§ Supplied information:
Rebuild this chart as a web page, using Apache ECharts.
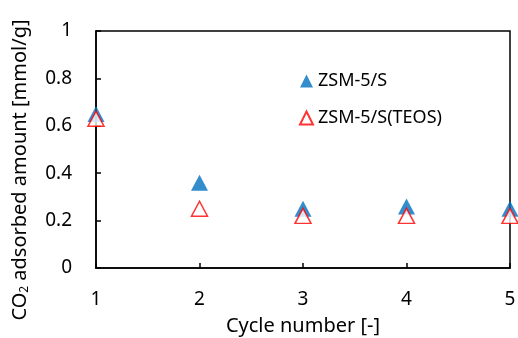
<!DOCTYPE html>
<html>
<head>
<meta charset="utf-8">
<script src="https://cdn.jsdelivr.net/npm/echarts@6/dist/echarts.min.js"></script>
<style>
  html, body { margin: 0; padding: 0; background: #fff; }
  #chart { width: 518px; height: 338px; }
</style>
</head>
<body>
<div id="chart"></div>
<script>
// cycle numbers and adsorbed amounts
const cycles = [1, 2, 3, 4, 5]
const zsmS = [0.65, 0.36, 0.25, 0.26, 0.25]
const zsmTeos = [0.63, 0.25, 0.22, 0.22, 0.22]

const font = '"Noto Sans", "Open Sans", sans-serif'
const chart = echarts.init(document.getElementById('chart'), null, { renderer: 'canvas' })

const option = {
  backgroundColor: '#fff',
  animation: false,
  textStyle: { fontFamily: font },
  grid: {
    left: 96, right: 8, top: 31, bottom: 70,
    outerBoundsMode: 'none',
    containLabel: false,
    show: true, borderColor: '#000', borderWidth: 1.5,
  },
  legend: {
    orient: 'vertical',
    left: 294,
    top: 67,
    itemGap: 19,
    itemWidth: 13,
    itemHeight: 13,
    textStyle: { fontSize: 18, color: '#000', fontFamily: font },
    data: ['ZSM-5/S', 'ZSM-5/S(TEOS)'],
  },
  // y title placed by hand: in the figure it sits lower than the axis middle
  graphic: [{
    type: 'text',
    x: 20,
    y: 170,
    rotation: Math.PI / 2,
    style: {
      text: '{a|CO}{s|2}{a| adsorbed amount [mmol/g]}',
      align: 'center',
      verticalAlign: 'middle',
      rich: {
        a: { fontSize: 20, fill: '#000', fontFamily: font },
        s: { fontSize: 12, fill: '#000', fontFamily: font, verticalAlign: 'bottom', padding: [10, 0, 0, 0] },
      },
    },
  }],
  xAxis: {
    type: 'value',
    min: 1, max: 5, interval: 1,
    name: 'Cycle number [-]',
    nameLocation: 'middle',
    nameGap: 48,
    nameTextStyle: { fontSize: 20, color: '#000', fontFamily: font },
    axisLine: { lineStyle: { color: '#000', width: 1.5 } },
    axisTick: { inside: true, length: 5, lineStyle: { color: '#000', width: 1.5 } },
    axisLabel: { fontSize: 19, color: '#000', margin: 22 },
    splitLine: { show: false },
  },
  yAxis: {
    type: 'value',
    min: 0, max: 1, interval: 0.2,
    axisLine: { show: true, lineStyle: { color: '#000', width: 1.5 } },
    axisTick: { show: true, inside: true, length: 5, lineStyle: { color: '#000', width: 1.5 } },
    axisLabel: { fontSize: 19, color: '#000', margin: 24 },
    splitLine: { show: false },
  },
  series: [
    {
      name: 'ZSM-5/S',
      type: 'scatter',
      symbol: 'triangle',
      symbolSize: [17, 16],
      itemStyle: { color: '#0070C0' },
      data: cycles.map((c, i) => [c, zsmS[i]]),
      z: 2,
    },
    {
      name: 'ZSM-5/S(TEOS)',
      type: 'scatter',
      symbol: 'triangle',
      symbolSize: [16, 15],
      itemStyle: { color: '#fff', borderColor: '#FF0000', borderWidth: 1.5 },
      data: cycles.map((c, i) => [c, zsmTeos[i]]),
      z: 3,
    },
  ],
}

chart.setOption(option)
</script>
</body>
</html>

§ What this task involves:
Return the listing above in full and without alteration, excluding its pictures.

§ Solution for this task:
Rebuild this chart as a web page, using Apache ECharts.
<!DOCTYPE html>
<html>
<head>
<meta charset="utf-8">
<script src="https://cdn.jsdelivr.net/npm/echarts@6/dist/echarts.min.js"></script>
<style>
  html, body { margin: 0; padding: 0; background: #fff; }
  #chart { width: 518px; height: 338px; }
</style>
</head>
<body>
<div id="chart"></div>
<script>
// cycle numbers and adsorbed amounts
const cycles = [1, 2, 3, 4, 5]
const zsmS = [0.65, 0.36, 0.25, 0.26, 0.25]
const zsmTeos = [0.63, 0.25, 0.22, 0.22, 0.22]

const font = '"Noto Sans", "Open Sans", sans-serif'
const chart = echarts.init(document.getElementById('chart'), null, { renderer: 'canvas' })

const option = {
  backgroundColor: '#fff',
  animation: false,
  textStyle: { fontFamily: font },
  grid: {
    left: 96, right: 8, top: 31, bottom: 70,
    outerBoundsMode: 'none',
    containLabel: false,
    show: true, borderColor: '#000', borderWidth: 1.5,
  },
  legend: {
    orient: 'vertical',
    left: 294,
    top: 67,
    itemGap: 19,
    itemWidth: 13,
    itemHeight: 13,
    textStyle: { fontSize: 18, color: '#000', fontFamily: font },
    data: ['ZSM-5/S', 'ZSM-5/S(TEOS)'],
  },
  // y title placed by hand: in the figure it sits lower than the axis middle
  graphic: [{
    type: 'text',
    x: 20,
    y: 170,
    rotation: Math.PI / 2,
    style: {
      text: '{a|CO}{s|2}{a| adsorbed amount [mmol/g]}',
      align: 'center',
      verticalAlign: 'middle',
      rich: {
        a: { fontSize: 20, fill: '#000', fontFamily: font },
        s: { fontSize: 12, fill: '#000', fontFamily: font, verticalAlign: 'bottom', padding: [10, 0, 0, 0] },
      },
    },
  }],
  xAxis: {
    type: 'value',
    min: 1, max: 5, interval: 1,
    name: 'Cycle number [-]',
    nameLocation: 'middle',
    nameGap: 48,
    nameTextStyle: { fontSize: 20, color: '#000', fontFamily: font },
    axisLine: { lineStyle: { color: '#000', width: 1.5 } },
    axisTick: { inside: true, length: 5, lineStyle: { color: '#000', width: 1.5 } },
    axisLabel: { fontSize: 19, color: '#000', margin: 22 },
    splitLine: { show: false },
  },
  yAxis: {
    type: 'value',
    min: 0, max: 1, interval: 0.2,
    axisLine: { show: true, lineStyle: { color: '#000', width: 1.5 } },
    axisTick: { show: true, inside: true, length: 5, lineStyle: { color: '#000', width: 1.5 } },
    axisLabel: { fontSize: 19, color: '#000', margin: 24 },
    splitLine: { show: false },
  },
  series: [
    {
      name: 'ZSM-5/S',
      type: 'scatter',
      symbol: 'triangle',
      symbolSize: [17, 16],
      itemStyle: { color: '#0070C0' },
      data: cycles.map((c, i) => [c, zsmS[i]]),
      z: 2,
    },
    {
      name: 'ZSM-5/S(TEOS)',
      type: 'scatter',
      symbol: 'triangle',
      symbolSize: [16, 15],
      itemStyle: { color: '#fff', borderColor: '#FF0000', borderWidth: 1.5 },
      data: cycles.map((c, i) => [c, zsmTeos[i]]),
      z: 3,
    },
  ],
}

chart.setOption(option)
</script>
</body>
</html>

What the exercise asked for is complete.